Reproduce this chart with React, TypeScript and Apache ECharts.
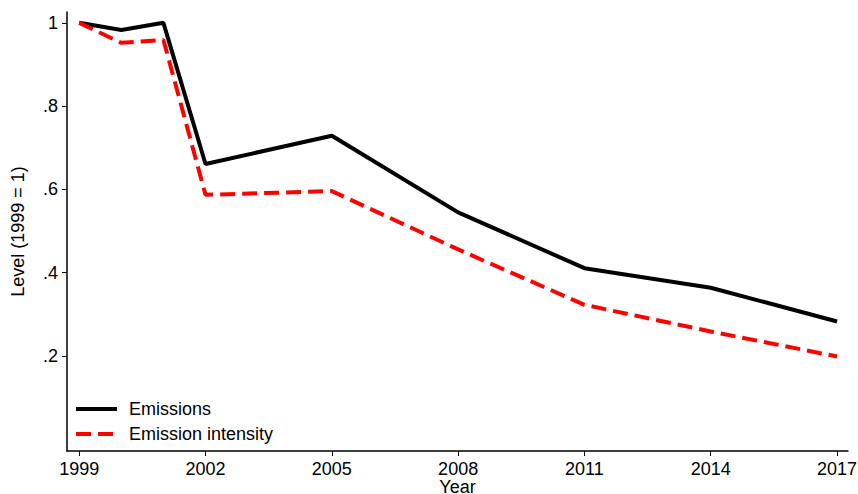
import React, { useEffect, useRef } from "react";
import * as echarts from "echarts";

const years = [1999, 2000, 2001, 2002, 2005, 2008, 2011, 2014, 2017];
const emissions = [1.0, 0.983, 1.0, 0.661, 0.729, 0.545, 0.411, 0.364, 0.283];
const intensity = [1.0, 0.952, 0.959, 0.587, 0.596, 0.456, 0.323, 0.259, 0.199];
const xTicks = [1999, 2002, 2005, 2008, 2011, 2014, 2017];
const yTicks = [0.2, 0.4, 0.6, 0.8, 1];
const legendNames = ["Emissions", "Emission intensity"];

const FONT = "Liberation Sans, Arial, Helvetica, sans-serif";

export default function App() {
  const ref = useRef<HTMLDivElement>(null);
  useEffect(() => {
    document.body.style.margin = "0";
    if (!ref.current) return;
    const chart = echarts.init(ref.current, undefined, { renderer: "svg" });
    const fmtY = (v: number) => {
      if (Math.abs(v - 1) < 1e-9) return "1";
      return "." + Math.round(v * 10).toString();
    };
    chart.setOption({
      animation: false,
      backgroundColor: "#ffffff",
      textStyle: { fontFamily: FONT, color: "#000" },
      grid: {
        left: 67,
        right: 10,
        top: 12,
        bottom: 43,
        containLabel: false,
        outerBoundsMode: "none",
      },
      graphic: [
        {
          type: "line",
          shape: { x1: 76, y1: 409, x2: 117, y2: 409 },
          style: { stroke: "#000", lineWidth: 4 },
        },
        {
          type: "text",
          x: 129,
          y: 409,
          style: { text: legendNames[0], fontFamily: FONT, fontSize: 18, fill: "#000", verticalAlign: "middle" },
        },
        {
          type: "line",
          shape: { x1: 76, y1: 434, x2: 117, y2: 434 },
          style: { stroke: "#ff0000", lineWidth: 4, lineDash: [15, 7] },
        },
        {
          type: "text",
          x: 129,
          y: 434,
          style: { text: legendNames[1], fontFamily: FONT, fontSize: 18, fill: "#000", verticalAlign: "middle" },
        },
      ],
      xAxis: {
        type: "value",
        min: 1998.71,
        max: 2017.26,
        name: "Year",
        nameLocation: "middle",
        nameGap: 27,
        nameMoveOverlap: false,
        nameTextStyle: { fontFamily: FONT, fontSize: 18, color: "#000" },
        splitLine: { show: false },
        axisLine: { show: true, onZero: false, lineStyle: { color: "#000", width: 1.5 } },
        axisTick: { show: true, length: 5, lineStyle: { color: "#000", width: 1 }, customValues: xTicks },
        axisLabel: {
          customValues: xTicks,
          fontFamily: FONT,
          fontSize: 18,
          color: "#000",
          margin: 9,
          formatter: (v: number) => String(Math.round(v)),
        },
      },
      yAxis: {
        type: "value",
        min: -0.028,
        max: 1.026,
        name: "Level (1999 = 1)",
        nameLocation: "middle",
        nameRotate: 90,
        nameGap: 40,
        nameMoveOverlap: false,
        nameTextStyle: { fontFamily: FONT, fontSize: 18, color: "#000" },
        splitLine: { show: false },
        axisLine: { show: true, onZero: false, lineStyle: { color: "#000", width: 1.5 } },
        axisTick: { show: true, length: 5, lineStyle: { color: "#000", width: 1 }, customValues: yTicks },
        axisLabel: {
          customValues: yTicks,
          fontFamily: FONT,
          fontSize: 18,
          color: "#000",
          margin: 9,
          formatter: fmtY,
        },
      },
      series: [
        {
          name: "Emissions",
          type: "line",
          data: years.map((y, i) => [y, emissions[i]]),
          symbol: "none",
          lineStyle: { color: "#000", width: 4, type: "solid" },
          itemStyle: { color: "#000" },
        },
        {
          name: "Emission intensity",
          type: "line",
          data: years.map((y, i) => [y, intensity[i]]),
          symbol: "none",
          lineStyle: { color: "#ff0000", width: 4, type: [15, 7] },
          itemStyle: { color: "#ff0000" },
        },
      ],
    });
    return () => chart.dispose();
  }, []);
  return <div ref={ref} style={{ width: 858, height: 494 }} />;
}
------------------------------------
• **AIM**: Repeat the material above word for word, please, apart from its images.

• **PROBLEM SOLUTION**:
Reproduce this chart with React, TypeScript and Apache ECharts.
import React, { useEffect, useRef } from "react";
import * as echarts from "echarts";

const years = [1999, 2000, 2001, 2002, 2005, 2008, 2011, 2014, 2017];
const emissions = [1.0, 0.983, 1.0, 0.661, 0.729, 0.545, 0.411, 0.364, 0.283];
const intensity = [1.0, 0.952, 0.959, 0.587, 0.596, 0.456, 0.323, 0.259, 0.199];
const xTicks = [1999, 2002, 2005, 2008, 2011, 2014, 2017];
const yTicks = [0.2, 0.4, 0.6, 0.8, 1];
const legendNames = ["Emissions", "Emission intensity"];

const FONT = "Liberation Sans, Arial, Helvetica, sans-serif";

export default function App() {
  const ref = useRef<HTMLDivElement>(null);
  useEffect(() => {
    document.body.style.margin = "0";
    if (!ref.current) return;
    const chart = echarts.init(ref.current, undefined, { renderer: "svg" });
    const fmtY = (v: number) => {
      if (Math.abs(v - 1) < 1e-9) return "1";
      return "." + Math.round(v * 10).toString();
    };
    chart.setOption({
      animation: false,
      backgroundColor: "#ffffff",
      textStyle: { fontFamily: FONT, color: "#000" },
      grid: {
        left: 67,
        right: 10,
        top: 12,
        bottom: 43,
        containLabel: false,
        outerBoundsMode: "none",
      },
      graphic: [
        {
          type: "line",
          shape: { x1: 76, y1: 409, x2: 117, y2: 409 },
          style: { stroke: "#000", lineWidth: 4 },
        },
        {
          type: "text",
          x: 129,
          y: 409,
          style: { text: legendNames[0], fontFamily: FONT, fontSize: 18, fill: "#000", verticalAlign: "middle" },
        },
        {
          type: "line",
          shape: { x1: 76, y1: 434, x2: 117, y2: 434 },
          style: { stroke: "#ff0000", lineWidth: 4, lineDash: [15, 7] },
        },
        {
          type: "text",
          x: 129,
          y: 434,
          style: { text: legendNames[1], fontFamily: FONT, fontSize: 18, fill: "#000", verticalAlign: "middle" },
        },
      ],
      xAxis: {
        type: "value",
        min: 1998.71,
        max: 2017.26,
        name: "Year",
        nameLocation: "middle",
        nameGap: 27,
        nameMoveOverlap: false,
        nameTextStyle: { fontFamily: FONT, fontSize: 18, color: "#000" },
        splitLine: { show: false },
        axisLine: { show: true, onZero: false, lineStyle: { color: "#000", width: 1.5 } },
        axisTick: { show: true, length: 5, lineStyle: { color: "#000", width: 1 }, customValues: xTicks },
        axisLabel: {
          customValues: xTicks,
          fontFamily: FONT,
          fontSize: 18,
          color: "#000",
          margin: 9,
          formatter: (v: number) => String(Math.round(v)),
        },
      },
      yAxis: {
        type: "value",
        min: -0.028,
        max: 1.026,
        name: "Level (1999 = 1)",
        nameLocation: "middle",
        nameRotate: 90,
        nameGap: 40,
        nameMoveOverlap: false,
        nameTextStyle: { fontFamily: FONT, fontSize: 18, color: "#000" },
        splitLine: { show: false },
        axisLine: { show: true, onZero: false, lineStyle: { color: "#000", width: 1.5 } },
        axisTick: { show: true, length: 5, lineStyle: { color: "#000", width: 1 }, customValues: yTicks },
        axisLabel: {
          customValues: yTicks,
          fontFamily: FONT,
          fontSize: 18,
          color: "#000",
          margin: 9,
          formatter: fmtY,
        },
      },
      series: [
        {
          name: "Emissions",
          type: "line",
          data: years.map((y, i) => [y, emissions[i]]),
          symbol: "none",
          lineStyle: { color: "#000", width: 4, type: "solid" },
          itemStyle: { color: "#000" },
        },
        {
          name: "Emission intensity",
          type: "line",
          data: years.map((y, i) => [y, intensity[i]]),
          symbol: "none",
          lineStyle: { color: "#ff0000", width: 4, type: [15, 7] },
          itemStyle: { color: "#ff0000" },
        },
      ],
    });
    return () => chart.dispose();
  }, []);
  return <div ref={ref} style={{ width: 858, height: 494 }} />;
}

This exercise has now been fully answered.